There’s a well-circulated story about iced tea being invented in 1904 on a sweltering summer day in St. Louis at the World’s Fair. Entry was 50 cents, but with slim shade and thick heat, hot tea was a hard sell for a group of frustrated delegates from India. As the mercury rose, they decided to ice down the glasses in an attempt to lure patrons.

As much as this account has stuck over the years, Fred Thompson, author of Iced Tea, thinks it’s not entirely accurate. “I would say that story is partly true,” he muses. “In 1904, a larger set of the population could afford ice. Lots of people would have been exposed to iced tea on that day, and it’s possible the event popularized the drink nationally. However, the first accounts of icing tea occur much earlier in cookbooks like The Kentucky Housewives Cookbook, published in 1839. Iced tea was definitely the work of southerners.”

It didn’t take long before iced tea found its way into that other southern stalwart: cocktails. And these days bartenders have even more varieties to play with. “What I like about using iced tea is that the tannic nature can cut through sweetness in a cocktail,” says New Orleans bartender Kimberly Patton-Bragg. “The first time I thought to use iced tea was when I wanted a punch that was like the offspring of an Arnold Palmer and a Mint Julep getting together.”

The resulting Sevillian, a bourbon cocktail with homemade mint syrup and Luzianne tea (like a southern version of Lipton’s), is now a go-to party recipe for Patton-Bragg. “I used Luzianne because it was meant to be a Louisiana kickback, but I generally like to experiment with something a bit more high-end,” she laughs.

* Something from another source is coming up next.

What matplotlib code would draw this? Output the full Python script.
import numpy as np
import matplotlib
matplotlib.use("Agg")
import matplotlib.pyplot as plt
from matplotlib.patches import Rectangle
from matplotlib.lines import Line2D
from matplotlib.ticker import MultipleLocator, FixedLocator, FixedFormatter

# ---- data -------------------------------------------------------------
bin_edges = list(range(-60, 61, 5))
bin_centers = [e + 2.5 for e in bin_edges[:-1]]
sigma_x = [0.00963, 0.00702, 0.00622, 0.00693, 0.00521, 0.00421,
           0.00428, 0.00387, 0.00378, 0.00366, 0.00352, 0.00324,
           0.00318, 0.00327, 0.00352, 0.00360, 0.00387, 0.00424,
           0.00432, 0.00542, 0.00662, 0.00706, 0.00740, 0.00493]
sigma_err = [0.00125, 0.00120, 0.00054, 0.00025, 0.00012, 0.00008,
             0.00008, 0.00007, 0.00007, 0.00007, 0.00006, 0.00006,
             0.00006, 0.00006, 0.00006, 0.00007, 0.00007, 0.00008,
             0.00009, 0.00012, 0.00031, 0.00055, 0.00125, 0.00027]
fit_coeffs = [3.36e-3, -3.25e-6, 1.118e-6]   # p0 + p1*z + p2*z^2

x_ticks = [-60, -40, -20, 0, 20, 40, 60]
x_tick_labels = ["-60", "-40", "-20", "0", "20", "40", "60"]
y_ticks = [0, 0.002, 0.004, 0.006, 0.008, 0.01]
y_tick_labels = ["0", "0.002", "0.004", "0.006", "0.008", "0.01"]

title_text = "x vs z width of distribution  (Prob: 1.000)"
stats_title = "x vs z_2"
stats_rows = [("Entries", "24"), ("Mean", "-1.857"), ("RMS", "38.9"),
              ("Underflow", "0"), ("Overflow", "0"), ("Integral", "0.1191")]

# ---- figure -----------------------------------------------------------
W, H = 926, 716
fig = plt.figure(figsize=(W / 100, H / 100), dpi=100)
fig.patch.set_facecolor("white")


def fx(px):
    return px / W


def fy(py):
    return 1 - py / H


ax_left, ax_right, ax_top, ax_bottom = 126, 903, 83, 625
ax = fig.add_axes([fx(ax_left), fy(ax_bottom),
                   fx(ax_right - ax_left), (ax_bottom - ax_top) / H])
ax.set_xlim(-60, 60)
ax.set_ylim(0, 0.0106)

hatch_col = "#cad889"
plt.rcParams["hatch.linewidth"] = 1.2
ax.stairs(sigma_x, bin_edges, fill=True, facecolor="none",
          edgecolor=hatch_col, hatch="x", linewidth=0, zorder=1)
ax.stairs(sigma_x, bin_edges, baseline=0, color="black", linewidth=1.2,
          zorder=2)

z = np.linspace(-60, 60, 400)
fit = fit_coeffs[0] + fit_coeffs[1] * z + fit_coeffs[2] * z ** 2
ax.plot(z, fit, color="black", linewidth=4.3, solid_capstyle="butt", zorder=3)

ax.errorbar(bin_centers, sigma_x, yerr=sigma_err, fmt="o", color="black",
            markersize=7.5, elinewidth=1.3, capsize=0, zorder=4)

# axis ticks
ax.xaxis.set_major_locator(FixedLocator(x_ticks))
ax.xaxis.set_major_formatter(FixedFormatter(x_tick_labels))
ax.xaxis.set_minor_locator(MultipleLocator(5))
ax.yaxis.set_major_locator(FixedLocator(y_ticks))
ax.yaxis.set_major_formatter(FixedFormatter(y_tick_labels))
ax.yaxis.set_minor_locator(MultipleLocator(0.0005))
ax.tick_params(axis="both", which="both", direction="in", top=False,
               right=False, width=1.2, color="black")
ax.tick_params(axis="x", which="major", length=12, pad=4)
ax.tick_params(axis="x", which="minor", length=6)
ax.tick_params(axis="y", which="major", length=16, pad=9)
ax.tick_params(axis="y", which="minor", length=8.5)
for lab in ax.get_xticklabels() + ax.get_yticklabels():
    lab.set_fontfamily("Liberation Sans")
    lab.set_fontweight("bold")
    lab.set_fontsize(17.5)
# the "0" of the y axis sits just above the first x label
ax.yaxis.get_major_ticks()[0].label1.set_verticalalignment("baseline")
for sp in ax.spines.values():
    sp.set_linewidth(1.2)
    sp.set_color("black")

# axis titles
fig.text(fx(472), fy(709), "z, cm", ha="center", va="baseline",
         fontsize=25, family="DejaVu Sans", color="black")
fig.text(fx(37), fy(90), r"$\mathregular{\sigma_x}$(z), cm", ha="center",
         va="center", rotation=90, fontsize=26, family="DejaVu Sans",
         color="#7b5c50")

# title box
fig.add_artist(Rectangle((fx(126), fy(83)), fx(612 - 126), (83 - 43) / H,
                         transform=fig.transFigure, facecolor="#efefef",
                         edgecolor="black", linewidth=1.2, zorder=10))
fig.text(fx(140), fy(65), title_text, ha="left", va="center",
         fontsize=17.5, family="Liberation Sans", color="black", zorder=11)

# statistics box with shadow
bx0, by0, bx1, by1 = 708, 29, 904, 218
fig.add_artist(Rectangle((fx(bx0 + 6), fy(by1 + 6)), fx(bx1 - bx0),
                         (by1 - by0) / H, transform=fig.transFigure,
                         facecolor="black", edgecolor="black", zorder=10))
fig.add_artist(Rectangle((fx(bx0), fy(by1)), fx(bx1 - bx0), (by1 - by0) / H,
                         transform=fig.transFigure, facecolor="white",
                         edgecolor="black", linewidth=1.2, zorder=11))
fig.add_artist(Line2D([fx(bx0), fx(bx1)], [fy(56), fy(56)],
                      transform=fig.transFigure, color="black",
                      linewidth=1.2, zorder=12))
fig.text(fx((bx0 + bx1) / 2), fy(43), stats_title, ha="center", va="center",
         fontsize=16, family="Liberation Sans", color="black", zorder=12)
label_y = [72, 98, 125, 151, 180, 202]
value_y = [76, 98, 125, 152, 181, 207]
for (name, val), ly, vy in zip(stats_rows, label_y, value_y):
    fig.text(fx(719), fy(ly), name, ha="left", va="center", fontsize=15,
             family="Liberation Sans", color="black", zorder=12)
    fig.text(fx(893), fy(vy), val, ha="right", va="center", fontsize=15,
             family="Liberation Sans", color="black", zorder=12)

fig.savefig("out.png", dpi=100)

These days, she and other bartenders are looking to premium whole-leaf green teas to complement fresh herbs from the garden. “We use fresh sugar cane at Dominique’s, and I’m going to be using iced green tea with fresh lemongrass, Thai basil and thyme with spirits like rhum agricole and cachaça,” she says.

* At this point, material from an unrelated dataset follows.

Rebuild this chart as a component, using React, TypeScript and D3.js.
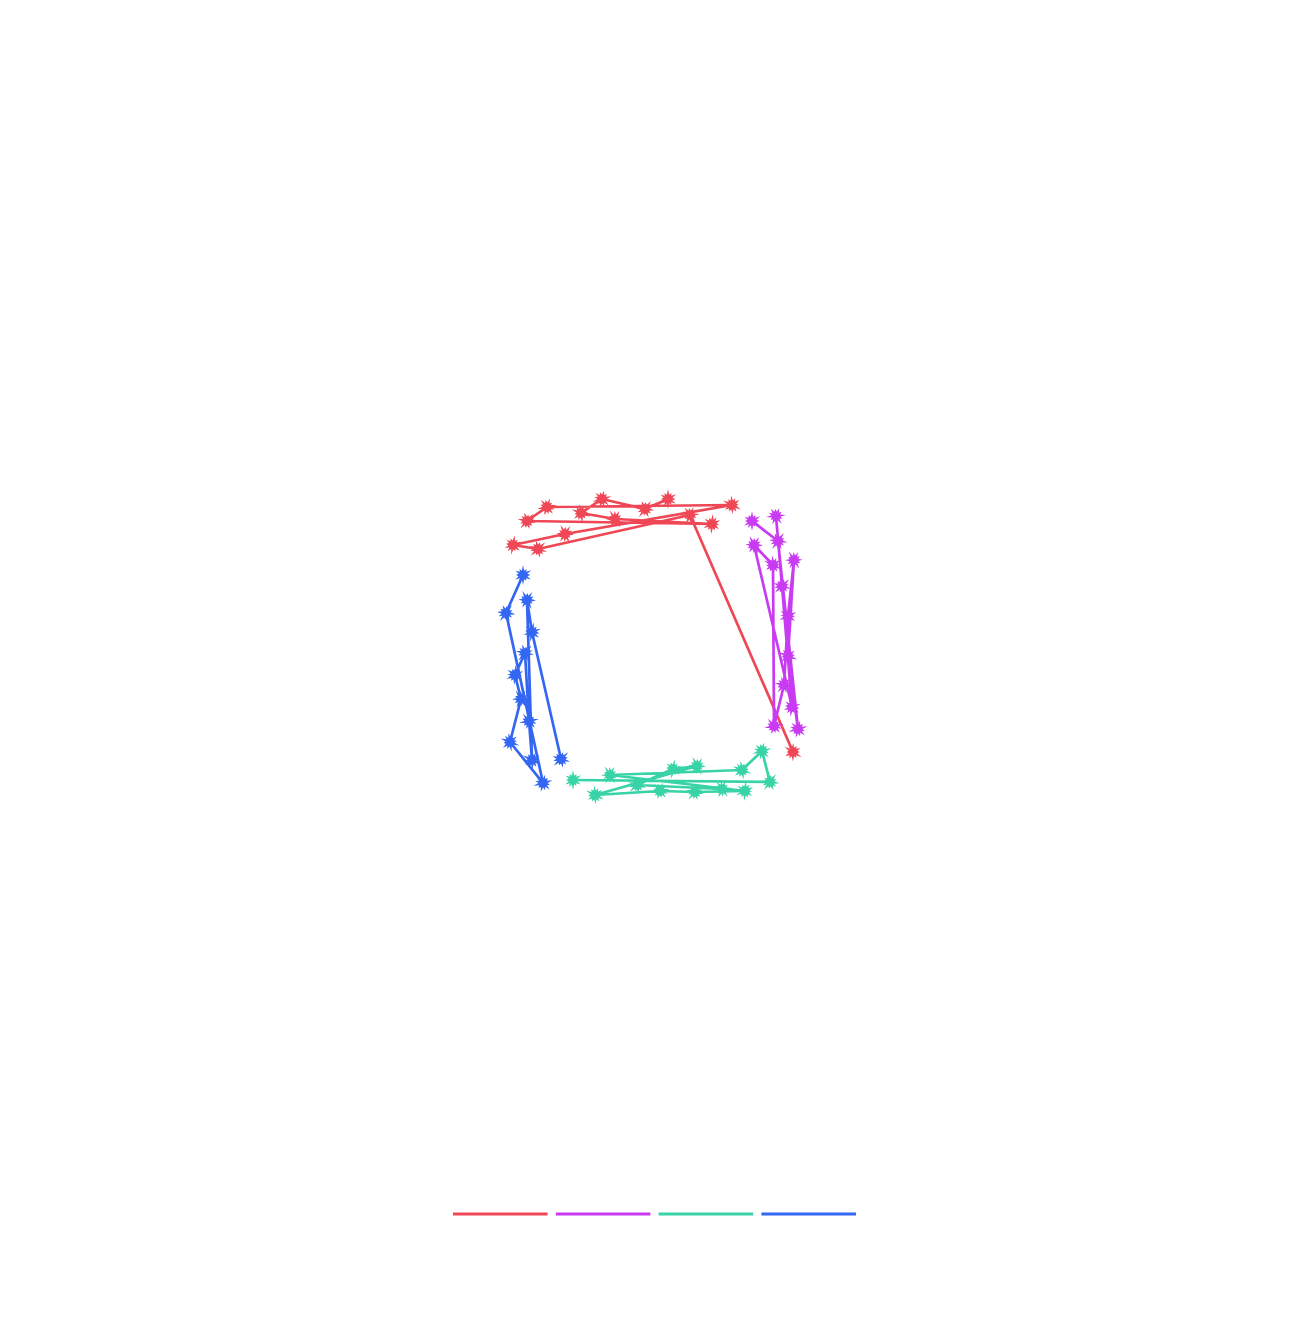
import React from "react";
import * as d3 from "d3";

// Data values: x and y in chart units (domain 0..300)
const seriesNames = ["A", "B", "C", "D"];
const colors = ["#ef4756", "#c93bf2", "#38d3a6", "#3366f2"];

const redX = [168, 145, 102, 81, 115, 212, 27, 47, 232, 65, 13, 38, 190, 293];
const redY = [301, 291, 301, 287, 281, 276, 279, 293, 295, 266, 255, 251, 285, 48];

const purpleX = [252, 278, 298, 288, 294, 288, 284, 274, 273, 254, 292, 282, 276];
const purpleY = [279, 259, 71, 144, 240, 184, 115, 74, 235, 255, 93, 214, 284];

const tealX = [73, 270, 262, 242, 110, 245, 195, 160, 95, 197, 173, 137, 222];
const tealY = [20, 18, 49, 30, 25, 9, 8, 9, 5, 34, 31, 15, 11];

const blueX = [23, 6, 43, 10, 21, 15, 25, 29, 32, 27, 32, 61];
const blueY = [225, 187, 17, 58, 101, 125, 147, 79, 40, 200, 168, 41];

const seriesX = [redX, purpleX, tealX, blueX];
const seriesY = [redY, purpleY, tealY, blueY];

const W = 1290;
const H = 1326;

const x = d3.scaleLinear().domain([0, 300]).range([500, 800]);
const y = d3.scaleLinear().domain([0, 300]).range([800, 500]);

const spikes = [10, 7, 9.5, 7.5, 9, 6.5, 10, 8, 9, 7, 8.5, 7];
function starPath(): string {
  const n = spikes.length;
  const pts: [number, number][] = [];
  for (let i = 0; i < n; i++) {
    const a = (i / n) * Math.PI * 2 - Math.PI / 2;
    const a2 = ((i + 0.5) / n) * Math.PI * 2 - Math.PI / 2;
    pts.push([Math.cos(a) * spikes[i], Math.sin(a) * spikes[i]]);
    pts.push([Math.cos(a2) * 4.5, Math.sin(a2) * 4.5]);
  }
  return "M" + pts.map((p) => p[0].toFixed(2) + "," + p[1].toFixed(2)).join("L") + "Z";
}
const star = starPath();

export default function App() {
  const line = d3
    .line<[number, number]>()
    .x((d) => x(d[0]))
    .y((d) => y(d[1]));
  const legendScale = d3
    .scaleBand<string>()
    .domain(seriesNames)
    .range([453, 856])
    .paddingInner(0.08);
  return (
    <svg
      width={W}
      height={H}
      style={{ position: "absolute", left: 0, top: 0, background: "#fff" }}
    >
      {seriesX.map((xs, si) => {
        const pts: [number, number][] = xs.map((v, i) => [v, seriesY[si][i]]);
        return (
          <g key={si}>
            <path
              d={line(pts) || ""}
              fill="none"
              stroke={colors[si]}
              strokeWidth={2.7}
              strokeLinejoin="round"
            />
            {pts.map((p, i) => (
              <path
                key={i}
                d={star}
                transform={`translate(${x(p[0])},${y(p[1])}) rotate(${(i * 37) % 360})`}
                fill={colors[si]}
              />
            ))}
          </g>
        );
      })}
      {seriesNames.map((n, i) => (
        <line
          key={n}
          x1={legendScale(n)!}
          x2={legendScale(n)! + legendScale.bandwidth()}
          y1={1214}
          y2={1214}
          stroke={colors[i]}
          strokeWidth={3}
        />
      ))}
    </svg>
  );
}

In Kentucky, Jared Schubert of Mozz in Louisville, buys green tea by the five-pound container. “I’m a gunpowder tea junkie,” he says. Several of Schubert’s tea cocktail recipes are quirky twists on the old Ice Pick notion (vodka-spiked iced tea), like his Titipu Pick, a mix of gin, elderflower liqueur, honey and lemon with iced green gunpowder tea.

And in Atlanta, Kellie Thorn has a wealth of inspiration almost at her finger tips, as the coffee shop inside Empire State South, where she tends bar, offers a varied selection of loose teas. Thorn says retaining the nuances of a tea can be tricky in cocktails, so she leans toward bold black teas that can stand up to other ingredients. “I love working with the Golden Assam because it’s a nice, robust black tea with a true tea flavor. Icing tea is such a classic southern thing. Making drinks with it can be a challenge, but it’s a fun one.”